+++ Data lines
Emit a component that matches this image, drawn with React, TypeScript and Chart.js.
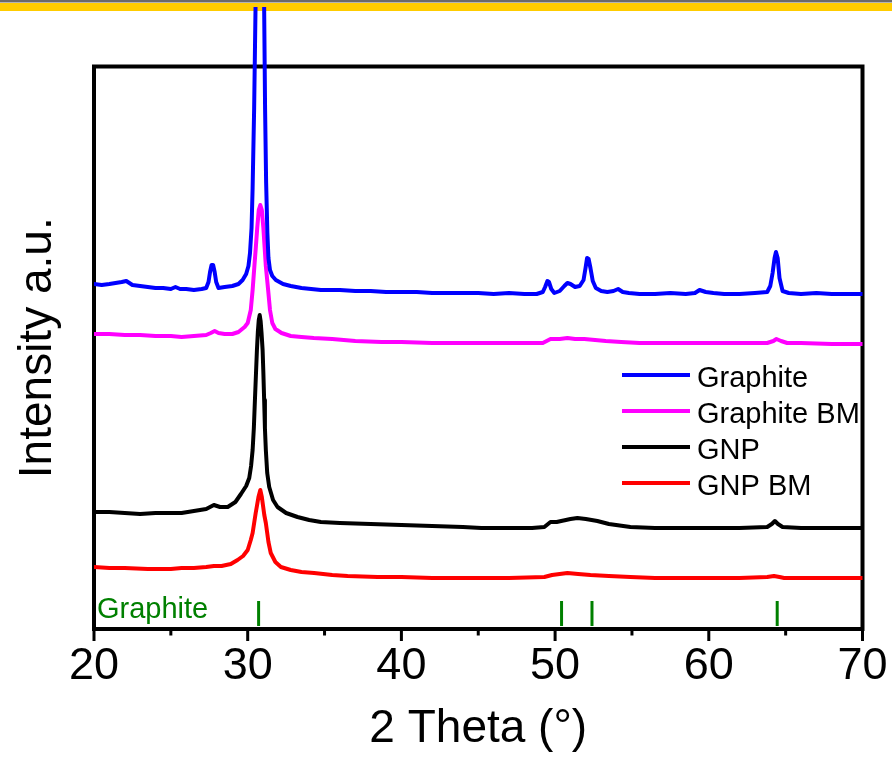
import React, { useEffect, useRef } from 'react';
import { Chart, registerables } from 'chart.js';

Chart.register(...registerables);

const FONT = "'Liberation Sans', Arial, sans-serif";

// ---- Data (2θ in degrees, intensity in arbitrary units) ----
const graphiteX = [20, 20.5, 21, 21.4, 21.8, 22.1, 22.5, 23, 23.5, 24, 24.5, 25, 25.3, 25.6, 26, 26.5, 27, 27.3, 27.45, 27.55, 27.65, 27.75, 27.85, 27.95, 28.1, 28.5, 29, 29.4, 29.67, 29.9, 30.05, 30.15, 30.25, 30.32, 30.42, 30.51, 30.78, 31.07, 31.13, 31.2, 31.28, 31.35, 31.45, 31.6, 31.83, 32.3, 32.8, 33.5, 34.76, 36, 37, 38, 39, 40, 41, 42, 43, 44, 45, 46, 47, 48, 48.8, 49.2, 49.35, 49.5, 49.6, 49.75, 49.95, 50.3, 50.6, 50.8, 51.0, 51.3, 51.6, 51.85, 51.98, 52.08, 52.18, 52.3, 52.45, 52.65, 53.0, 53.4, 53.8, 54.1, 54.4, 54.8, 55.5, 56.5, 57.5, 58.5, 59.1, 59.4, 59.8, 60.3, 61, 62, 63, 63.8, 64.0, 64.15, 64.28, 64.37, 64.48, 64.6, 64.8, 65.2, 66, 67, 68, 69, 70];
const graphiteY = [344, 343, 344, 345, 346, 347, 343, 342, 341, 340, 340, 339, 341, 339, 339, 338, 339, 340, 346, 356, 363, 363, 356, 346, 340, 341, 342, 344, 348, 354, 362, 375, 400, 440, 520, 621, 1500, 621, 520, 445, 395, 370, 358, 352, 348, 344, 342, 340, 338, 338, 337, 337, 336, 336, 336, 335, 335, 335, 335, 334, 335, 334, 334, 336, 341, 347, 346, 339, 335, 337, 342, 345, 344, 341, 342, 348, 360, 370, 369, 360, 347, 340, 337, 336, 337, 339, 336, 335, 334, 334, 335, 334, 335, 338, 336, 335, 334, 334, 335, 336, 342, 355, 370, 376, 370, 350, 337, 335, 334, 335, 334, 334, 334];

const graphiteBmX = [20, 21, 22, 23, 24, 25, 25.7, 26.5, 27.3, 27.6, 27.85, 28.1, 28.5, 29, 29.4, 29.8, 30.0, 30.2, 30.32, 30.45, 30.53, 30.62, 30.72, 30.82, 30.92, 31.02, 31.1, 31.18, 31.33, 31.45, 31.6, 31.8, 32.2, 32.8, 33.5, 34.3, 35.5, 37, 38.7, 40, 42, 44, 46, 48, 49.2, 49.7, 50.3, 50.8, 51.3, 51.9, 52.6, 53.3, 54.3, 55.5, 57, 58.2, 60, 62, 63.8, 64.2, 64.4, 64.7, 65.1, 66, 68, 70];
const graphiteBmY = [294, 294, 293, 293, 292, 292, 291, 292, 293, 295, 297, 295, 294, 294, 296, 301, 305, 318, 338, 365, 381, 400, 418, 423, 418, 400, 381, 362, 338, 318, 305, 299, 295, 292, 291, 290, 289, 287, 286, 286, 285, 285, 285, 285, 285, 289, 289, 290, 289, 289, 288, 287, 286, 285, 285, 285, 285, 285, 285, 287, 289, 287, 285, 285, 284, 284];

const gnpX = [20, 21, 22, 23, 24, 25, 25.7, 26.5, 27.3, 27.8, 28.2, 28.7, 29.2, 29.56, 29.9, 30.1, 30.22, 30.32, 30.4, 30.47, 30.54, 30.6, 30.66, 30.72, 30.78, 30.84, 30.9, 30.97, 31.02, 31.07, 31.12, 31.18, 31.27, 31.4, 31.65, 31.94, 32.5, 33.24, 34, 34.76, 36, 38, 40, 42, 44, 45.2, 47, 48.5, 49.3, 49.7, 50.1, 50.4, 51, 51.45, 52, 52.75, 53.5, 54.9, 56.5, 58.2, 60, 62, 63.8, 64.1, 64.3, 64.5, 64.8, 66, 68, 70];
const gnpY = [116, 116, 115, 114, 115, 115, 115, 117, 119, 123, 121, 121, 126, 134, 142, 150, 162, 178, 200, 228, 255, 278, 296, 308, 313, 307, 295, 278, 255, 228, 200, 178, 155, 141, 128, 121, 115, 111, 108, 106, 105, 104, 103, 102, 101, 100, 100, 100, 101, 106, 106, 107, 109, 110, 109, 107, 104, 101, 100, 100, 100, 100, 101, 104, 107, 104, 101, 100, 100, 100];

const gnpBmX = [20, 21, 22, 23.5, 25, 25.7, 26.5, 27.3, 27.8, 28.3, 28.9, 29.34, 29.7, 30.0, 30.2, 30.32, 30.42, 30.52, 30.6, 30.7, 30.82, 30.92, 31.0, 31.08, 31.18, 31.27, 31.35, 31.5, 31.8, 32.16, 32.8, 33.5, 34.32, 35.5, 36.5, 38.45, 40, 42, 44, 45.2, 47, 49.3, 49.8, 50.3, 50.8, 51.5, 52.3, 53.5, 54.9, 56.5, 58, 60, 62, 63.8, 64.24, 64.6, 64.9, 66, 68, 70];
const gnpBmY = [61, 60, 60, 59, 59, 60, 60, 61, 62, 62, 64, 68, 72, 78, 88, 95, 105, 115, 122, 131, 138, 131, 122, 113, 105, 95, 86, 75, 66, 61, 58, 56, 55, 53, 52, 51, 51, 50, 50, 50, 50, 51, 53, 54, 55, 54, 53, 52, 51, 50, 50, 50, 50, 51, 52, 51, 50, 50, 50, 50];

// Reference (graphite) stick positions
const refLabel = 'Graphite';
const refPositions = [30.71, 50.42, 52.4, 64.45];
const refLow = 2;
const refHigh = 27;

const seriesNames = ['Graphite', 'Graphite BM', 'GNP', 'GNP BM'];
const seriesColors = ['#0000FF', '#FF00FF', '#000000', '#FF0000'];

const xMajorTicks = [20, 30, 40, 50, 60, 70];
const xMinorTicks = [25, 35, 45, 55, 65];

const toPoints = (xs: number[], ys: number[]) => xs.map((x, i) => ({ x, y: ys[i] }));

const decorPlugin = {
  id: 'decor',
  beforeDraw(chart: any) {
    const ctx = chart.ctx;
    ctx.save();
    ctx.fillStyle = '#ffffff';
    ctx.fillRect(0, 0, chart.width, chart.height);
    ctx.fillStyle = '#6a6a6a';
    ctx.fillRect(0, 0, chart.width, 2.5);
    ctx.fillStyle = '#FFCC00';
    ctx.fillRect(0, 3, chart.width, 8);
    ctx.restore();
  },
  beforeDatasetsDraw(chart: any) {
    const ctx = chart.ctx;
    const a = chart.chartArea;
    const xs = chart.scales.x;
    ctx.save();
    ctx.strokeStyle = '#000';
    ctx.lineWidth = 3;
    ctx.beginPath();
    xMajorTicks.forEach((t) => {
      const px = xs.getPixelForValue(t);
      ctx.moveTo(px, a.bottom);
      ctx.lineTo(px, a.bottom + 12);
    });
    xMinorTicks.forEach((t) => {
      const px = xs.getPixelForValue(t);
      ctx.moveTo(px, a.bottom);
      ctx.lineTo(px, a.bottom + 6.5);
    });
    ctx.stroke();
    ctx.lineWidth = 4;
    ctx.strokeRect(a.left, a.top, a.right - a.left, a.bottom - a.top);
    ctx.restore();
  },
  afterDraw(chart: any) {
    const ctx = chart.ctx;
    const a = chart.chartArea;
    ctx.save();
    // reference label
    ctx.fillStyle = '#008000';
    ctx.font = `29px ${FONT}`;
    ctx.textAlign = 'left';
    ctx.textBaseline = 'alphabetic';
    ctx.fillText(refLabel, a.left + 3, 618);
    // legend
    const rows = [375, 411, 447, 483];
    seriesNames.forEach((name, i) => {
      ctx.strokeStyle = seriesColors[i];
      ctx.lineWidth = 4;
      ctx.beginPath();
      ctx.moveTo(622, rows[i]);
      ctx.lineTo(690, rows[i]);
      ctx.stroke();
      ctx.fillStyle = '#000';
      ctx.font = `29px ${FONT}`;
      ctx.fillText(name, 697, rows[i] + 11.5);
    });
    ctx.restore();
  },
};

export default function App() {
  const ref = useRef<HTMLCanvasElement | null>(null);
  useEffect(() => {
    if (!ref.current) return;
    const stickData: any[] = [];
    refPositions.forEach((p) => {
      stickData.push({ x: p, y: refLow }, { x: p, y: refHigh }, { x: p, y: null });
    });
    const seriesData = [
      toPoints(graphiteX, graphiteY),
      toPoints(graphiteBmX, graphiteBmY),
      toPoints(gnpX, gnpY),
      toPoints(gnpBmX, gnpBmY),
    ];
    const chart = new Chart(ref.current, {
      type: 'line',
      data: {
        datasets: [
          ...seriesData.map((d, i) => ({
            label: seriesNames[i],
            data: d,
            borderColor: seriesColors[i],
            backgroundColor: seriesColors[i],
            borderWidth: 4,
            pointRadius: 0,
            tension: 0,
            borderJoinStyle: 'round',
            borderCapStyle: 'round',
            clip: { left: 0, top: 59.5, right: 0, bottom: 0 },
          })),
          {
            label: refLabel,
            data: stickData,
            borderColor: '#008000',
            borderWidth: 3,
            pointRadius: 0,
            spanGaps: false,
          },
        ],
      },
      options: {
        animation: false,
        responsive: false,
        devicePixelRatio: 1,
        layout: { padding: { top: 66.5, right: 29.5, left: 0, bottom: 0 } },
        plugins: { legend: { display: false }, tooltip: { enabled: false } },
        scales: {
          x: {
            type: 'linear',
            min: 20,
            max: 70,
            grid: { display: false, drawTicks: false },
            border: { display: false },
            ticks: {
              stepSize: 10,
              color: '#000',
              padding: 11,
              font: { family: FONT, size: 45 },
              maxRotation: 0,
            },
            title: {
              display: true,
              text: '2 Theta (°)',
              color: '#000',
              font: { family: FONT, size: 46 },
              padding: { top: 0, bottom: 1 },
            },
            afterFit: (s: any) => {
              s.height = 129;
              s.paddingLeft = 0;
              s.paddingRight = 0;
            },
          },
          y: {
            type: 'linear',
            min: -1,
            max: 561.5,
            grid: { display: false, drawTicks: false },
            border: { display: false },
            ticks: { display: false },
            title: {
              display: true,
              text: 'Intensity a.u.',
              color: '#000',
              font: { family: FONT, size: 46 },
              padding: { top: 11, bottom: 0 },
            },
            afterFit: (s: any) => {
              s.width = 94;
            },
          },
        },
      },
      plugins: [decorPlugin],
    } as any);
    return () => chart.destroy();
  }, []);
  return (
    <div style={{ position: 'absolute', left: 0, top: 0, width: 892, height: 758 }}>
      <canvas ref={ref} width={892} height={758} style={{ display: 'block' }} />
    </div>
  );
}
++++++
• [Task goal] Write down every line from the opening of the listing to the line with "Chart.register(...registerables);", both included, and nothing else; the pictures are omitted.

• [Task answer]
Emit a component that matches this image, drawn with React, TypeScript and Chart.js.
import React, { useEffect, useRef } from 'react';
import { Chart, registerables } from 'chart.js';

Chart.register(...registerables);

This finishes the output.